Objective
Leave out any pictures and transcribe all other data below exactly.

Dataset extract
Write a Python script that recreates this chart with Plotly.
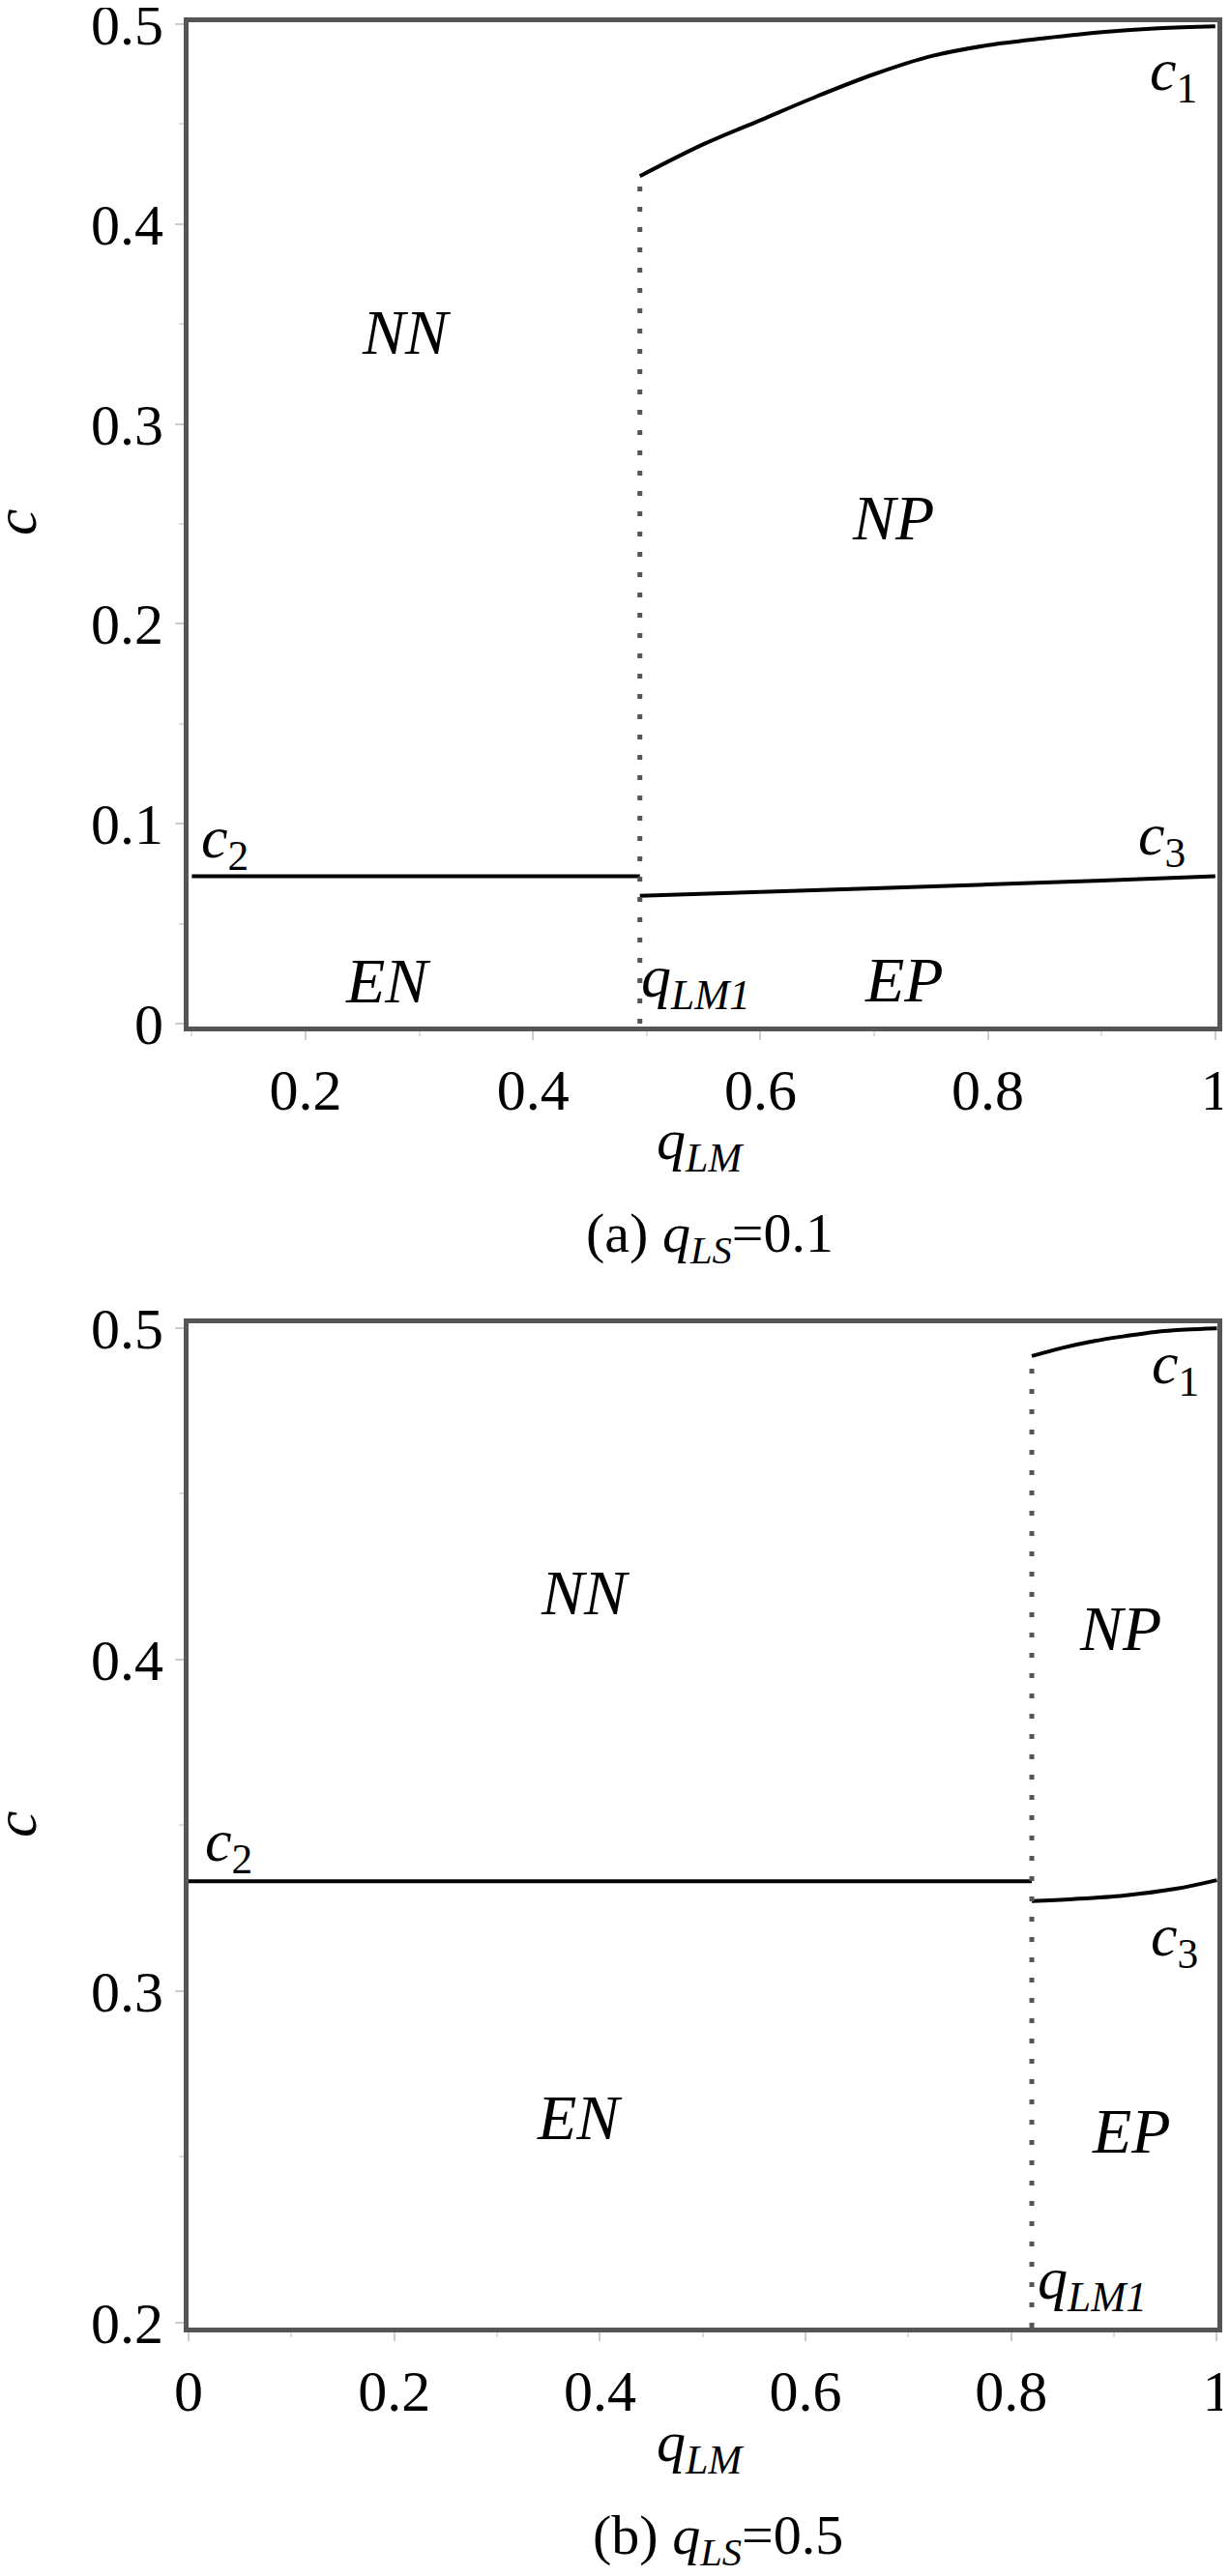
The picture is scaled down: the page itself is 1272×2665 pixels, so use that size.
import plotly.graph_objects as go

# ---------------- data ----------------
# panel (a) q_LS = 0.1
qlm1_a = 0.494
c1_a_q = [0.494, 0.55, 0.6, 0.65, 0.7, 0.75, 0.8, 0.85, 0.9, 0.95, 1.0]
c1_a = [0.424, 0.440, 0.452, 0.464, 0.475, 0.484, 0.4895, 0.493, 0.496, 0.498, 0.499]
c2_a_q = [0.1, 0.494]
c2_a = [0.0737, 0.0737]
c3_a_q = [0.494, 0.6, 0.7, 0.8, 0.9, 1.0]
c3_a = [0.0640, 0.0659, 0.0677, 0.0696, 0.0716, 0.0737]

# panel (b) q_LS = 0.5
qlm1_b = 0.82
c1_b_q = [0.82, 0.85, 0.88, 0.91, 0.94, 0.97, 1.0]
c1_b = [0.4915, 0.4940, 0.4960, 0.4975, 0.4988, 0.4995, 0.4999]
c2_b_q = [0.0, 0.82]
c2_b = [0.3331, 0.3331]
c3_b_q = [0.82, 0.86, 0.91, 0.96, 1.0]
c3_b = [0.3271, 0.3277, 0.3288, 0.3308, 0.3334]

# region / curve labels: (text, q, c, size)
labels_a = [
    ("<i>NN</i>", 0.289, 0.346, 66),
    ("<i>NP</i>", 0.717, 0.2534, 66),
    ("<i>EN</i>", 0.2723, 0.0213, 66),
    ("<i>EP</i>", 0.7264, 0.0218, 66),
    ("<i>c</i><sub>1</sub>", 0.9636, 0.4749, 62),
    ("<i>c</i><sub>2</sub>", 0.1294, 0.0914, 62),
    ("<i>c</i><sub>3</sub>", 0.9534, 0.0928, 62),
    ("<i>q</i><sub><i>LM1</i></sub>", 0.5427, 0.0213, 62),
]
labels_b = [
    ("<i>NN</i>", 0.386, 0.4203, 66),
    ("<i>NP</i>", 0.906, 0.4095, 66),
    ("<i>EN</i>", 0.380, 0.262, 66),
    ("<i>EP</i>", 0.9164, 0.2579, 66),
    ("<i>c</i><sub>1</sub>", 0.9596, 0.488, 62),
    ("<i>c</i><sub>2</sub>", 0.0394, 0.3442, 62),
    ("<i>c</i><sub>3</sub>", 0.9587, 0.3154, 62),
    ("<i>q</i><sub><i>LM1</i></sub>", 0.8787, 0.2119, 62),
]

caption_a = "(a) <i>q</i><sub><i>LS</i></sub>=0.1"
caption_b = "(b) <i>q</i><sub><i>LS</i></sub>=0.5"
xtitle = "<i>q</i><sub><i>LM</i></sub>"
ytitle = "<i>c</i>"

# ---------------- figure ----------------
OFF = 8                      # default page margin of the html body
W, H = 1272 - 2 * OFF, 2665 - 2 * OFF
FONT = "Liberation Serif"
CURVE = dict(color="black", width=4)
DOT = dict(color="#555555", width=5, dash="5px,16px")

fig = go.Figure()

def add_panel(xa, ya, c1q, c1, c2q, c2, c3q, c3, qlm1, ybottom):
    fig.add_trace(go.Scatter(x=c1q, y=c1, mode="lines", line=CURVE, xaxis=xa, yaxis=ya,
                             line_shape="spline", showlegend=False, hoverinfo="skip"))
    fig.add_trace(go.Scatter(x=c2q, y=c2, mode="lines", line=CURVE, xaxis=xa, yaxis=ya,
                             showlegend=False, hoverinfo="skip"))
    fig.add_trace(go.Scatter(x=c3q, y=c3, mode="lines", line=CURVE, xaxis=xa, yaxis=ya,
                             line_shape="spline", showlegend=False, hoverinfo="skip"))
    fig.add_trace(go.Scatter(x=[qlm1, qlm1], y=[ybottom, c1[0]], mode="lines", line=DOT,
                             xaxis=xa, yaxis=ya, showlegend=False, hoverinfo="skip"))

add_panel("x", "y", c1_a_q, c1_a, c2_a_q, c2_a, c3_a_q, c3_a, qlm1_a, 0.0)
add_panel("x2", "y2", c1_b_q, c1_b, c2_b_q, c2_b, c3_b_q, c3_b, qlm1_b, 0.19845)

def px_x(p):
    return (p - OFF) / W

def px_y(p):
    return 1 - (p - OFF) / H

axis_common = dict(
    showline=True, mirror=True, linecolor="#555555", linewidth=5,
    showgrid=False, zeroline=False, automargin=False,
    ticks="outside", ticklen=9, tickwidth=2, tickcolor="#cccccc",
    ticklabeloverflow="allow",
    tickfont=dict(family=FONT, size=60, color="black"),
)

xdom = [px_x(195), px_x(1259)]
fig.update_layout(
    width=W, height=H,
    margin=dict(l=0, r=0, t=0, b=0, autoexpand=False),
    paper_bgcolor="white", plot_bgcolor="white",
    font=dict(family=FONT, color="black"),
    xaxis=dict(domain=xdom, anchor="y", range=[0.0971, 1.0019], tick0=0, dtick=0.2,
               minor=dict(ticks="outside", ticklen=5, tickcolor="#dddddd", dtick=0.1), **axis_common),
    yaxis=dict(domain=[px_y(1062), px_y(23)], anchor="x", range=[-0.00145, 0.501], tick0=0, dtick=0.1,
               minor=dict(ticks="outside", ticklen=5, tickcolor="#dddddd", dtick=0.05), **axis_common),
    xaxis2=dict(domain=xdom, anchor="y2", range=[0.0, 1.0005], tick0=0, dtick=0.2,
                minor=dict(ticks="outside", ticklen=5, tickcolor="#dddddd", dtick=0.1), **axis_common),
    yaxis2=dict(domain=[px_y(2408), px_y(1369)], anchor="x2", range=[0.19845, 0.5014], tick0=0, dtick=0.1,
                minor=dict(ticks="outside", ticklen=5, tickcolor="#dddddd", dtick=0.05), **axis_common),
)

ann = []
for (t, q, c, s) in labels_a:
    ann.append(dict(text=t, x=q, y=c, xref="x", yref="y", showarrow=False,
                    xanchor="center", yanchor="middle", font=dict(family=FONT, size=s, color="black")))
for (t, q, c, s) in labels_b:
    ann.append(dict(text=t, x=q, y=c, xref="x2", yref="y2", showarrow=False,
                    xanchor="center", yanchor="middle", font=dict(family=FONT, size=s, color="black")))

paper = [
    (ytitle, 16, 540, 62, -90),
    (ytitle, 16, 1887, 62, -90),
    (xtitle, 724, 1184, 60, 0),
    (xtitle, 724, 2530, 60, 0),
    (caption_a, 734, 1280, 58, 0),
    (caption_b, 743, 2626, 58, 0),
]
for (t, x, y, s, ang) in paper:
    ann.append(dict(text=t, x=px_x(x), y=px_y(y), xref="paper", yref="paper", showarrow=False,
                    xanchor="center", yanchor="middle", textangle=ang,
                    font=dict(family=FONT, size=s, color="black")))

fig.update_layout(annotations=ann)
fig.write_html("out.html")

The result
Write a Python script that recreates this chart with Plotly.
The picture is scaled down: the page itself is 1272×2665 pixels, so use that size.
import plotly.graph_objects as go

# ---------------- data ----------------
# panel (a) q_LS = 0.1
qlm1_a = 0.494
c1_a_q = [0.494, 0.55, 0.6, 0.65, 0.7, 0.75, 0.8, 0.85, 0.9, 0.95, 1.0]
c1_a = [0.424, 0.440, 0.452, 0.464, 0.475, 0.484, 0.4895, 0.493, 0.496, 0.498, 0.499]
c2_a_q = [0.1, 0.494]
c2_a = [0.0737, 0.0737]
c3_a_q = [0.494, 0.6, 0.7, 0.8, 0.9, 1.0]
c3_a = [0.0640, 0.0659, 0.0677, 0.0696, 0.0716, 0.0737]

# panel (b) q_LS = 0.5
qlm1_b = 0.82
c1_b_q = [0.82, 0.85, 0.88, 0.91, 0.94, 0.97, 1.0]
c1_b = [0.4915, 0.4940, 0.4960, 0.4975, 0.4988, 0.4995, 0.4999]
c2_b_q = [0.0, 0.82]
c2_b = [0.3331, 0.3331]
c3_b_q = [0.82, 0.86, 0.91, 0.96, 1.0]
c3_b = [0.3271, 0.3277, 0.3288, 0.3308, 0.3334]

# region / curve labels: (text, q, c, size)
labels_a = [
    ("<i>NN</i>", 0.289, 0.346, 66),
    ("<i>NP</i>", 0.717, 0.2534, 66),
    ("<i>EN</i>", 0.2723, 0.0213, 66),
    ("<i>EP</i>", 0.7264, 0.0218, 66),
    ("<i>c</i><sub>1</sub>", 0.9636, 0.4749, 62),
    ("<i>c</i><sub>2</sub>", 0.1294, 0.0914, 62),
    ("<i>c</i><sub>3</sub>", 0.9534, 0.0928, 62),
    ("<i>q</i><sub><i>LM1</i></sub>", 0.5427, 0.0213, 62),
]
labels_b = [
    ("<i>NN</i>", 0.386, 0.4203, 66),
    ("<i>NP</i>", 0.906, 0.4095, 66),
    ("<i>EN</i>", 0.380, 0.262, 66),
    ("<i>EP</i>", 0.9164, 0.2579, 66),
    ("<i>c</i><sub>1</sub>", 0.9596, 0.488, 62),
    ("<i>c</i><sub>2</sub>", 0.0394, 0.3442, 62),
    ("<i>c</i><sub>3</sub>", 0.9587, 0.3154, 62),
    ("<i>q</i><sub><i>LM1</i></sub>", 0.8787, 0.2119, 62),
]

caption_a = "(a) <i>q</i><sub><i>LS</i></sub>=0.1"
caption_b = "(b) <i>q</i><sub><i>LS</i></sub>=0.5"
xtitle = "<i>q</i><sub><i>LM</i></sub>"
ytitle = "<i>c</i>"

# ---------------- figure ----------------
OFF = 8                      # default page margin of the html body
W, H = 1272 - 2 * OFF, 2665 - 2 * OFF
FONT = "Liberation Serif"
CURVE = dict(color="black", width=4)
DOT = dict(color="#555555", width=5, dash="5px,16px")

fig = go.Figure()

def add_panel(xa, ya, c1q, c1, c2q, c2, c3q, c3, qlm1, ybottom):
    fig.add_trace(go.Scatter(x=c1q, y=c1, mode="lines", line=CURVE, xaxis=xa, yaxis=ya,
                             line_shape="spline", showlegend=False, hoverinfo="skip"))
    fig.add_trace(go.Scatter(x=c2q, y=c2, mode="lines", line=CURVE, xaxis=xa, yaxis=ya,
                             showlegend=False, hoverinfo="skip"))
    fig.add_trace(go.Scatter(x=c3q, y=c3, mode="lines", line=CURVE, xaxis=xa, yaxis=ya,
                             line_shape="spline", showlegend=False, hoverinfo="skip"))
    fig.add_trace(go.Scatter(x=[qlm1, qlm1], y=[ybottom, c1[0]], mode="lines", line=DOT,
                             xaxis=xa, yaxis=ya, showlegend=False, hoverinfo="skip"))

add_panel("x", "y", c1_a_q, c1_a, c2_a_q, c2_a, c3_a_q, c3_a, qlm1_a, 0.0)
add_panel("x2", "y2", c1_b_q, c1_b, c2_b_q, c2_b, c3_b_q, c3_b, qlm1_b, 0.19845)

def px_x(p):
    return (p - OFF) / W

def px_y(p):
    return 1 - (p - OFF) / H

axis_common = dict(
    showline=True, mirror=True, linecolor="#555555", linewidth=5,
    showgrid=False, zeroline=False, automargin=False,
    ticks="outside", ticklen=9, tickwidth=2, tickcolor="#cccccc",
    ticklabeloverflow="allow",
    tickfont=dict(family=FONT, size=60, color="black"),
)

xdom = [px_x(195), px_x(1259)]
fig.update_layout(
    width=W, height=H,
    margin=dict(l=0, r=0, t=0, b=0, autoexpand=False),
    paper_bgcolor="white", plot_bgcolor="white",
    font=dict(family=FONT, color="black"),
    xaxis=dict(domain=xdom, anchor="y", range=[0.0971, 1.0019], tick0=0, dtick=0.2,
               minor=dict(ticks="outside", ticklen=5, tickcolor="#dddddd", dtick=0.1), **axis_common),
    yaxis=dict(domain=[px_y(1062), px_y(23)], anchor="x", range=[-0.00145, 0.501], tick0=0, dtick=0.1,
               minor=dict(ticks="outside", ticklen=5, tickcolor="#dddddd", dtick=0.05), **axis_common),
    xaxis2=dict(domain=xdom, anchor="y2", range=[0.0, 1.0005], tick0=0, dtick=0.2,
                minor=dict(ticks="outside", ticklen=5, tickcolor="#dddddd", dtick=0.1), **axis_common),
    yaxis2=dict(domain=[px_y(2408), px_y(1369)], anchor="x2", range=[0.19845, 0.5014], tick0=0, dtick=0.1,
                minor=dict(ticks="outside", ticklen=5, tickcolor="#dddddd", dtick=0.05), **axis_common),
)

ann = []
for (t, q, c, s) in labels_a:
    ann.append(dict(text=t, x=q, y=c, xref="x", yref="y", showarrow=False,
                    xanchor="center", yanchor="middle", font=dict(family=FONT, size=s, color="black")))
for (t, q, c, s) in labels_b:
    ann.append(dict(text=t, x=q, y=c, xref="x2", yref="y2", showarrow=False,
                    xanchor="center", yanchor="middle", font=dict(family=FONT, size=s, color="black")))

paper = [
    (ytitle, 16, 540, 62, -90),
    (ytitle, 16, 1887, 62, -90),
    (xtitle, 724, 1184, 60, 0),
    (xtitle, 724, 2530, 60, 0),
    (caption_a, 734, 1280, 58, 0),
    (caption_b, 743, 2626, 58, 0),
]
for (t, x, y, s, ang) in paper:
    ann.append(dict(text=t, x=px_x(x), y=px_y(y), xref="paper", yref="paper", showarrow=False,
                    xanchor="center", yanchor="middle", textangle=ang,
                    font=dict(family=FONT, size=s, color="black")))

fig.update_layout(annotations=ann)
fig.write_html("out.html")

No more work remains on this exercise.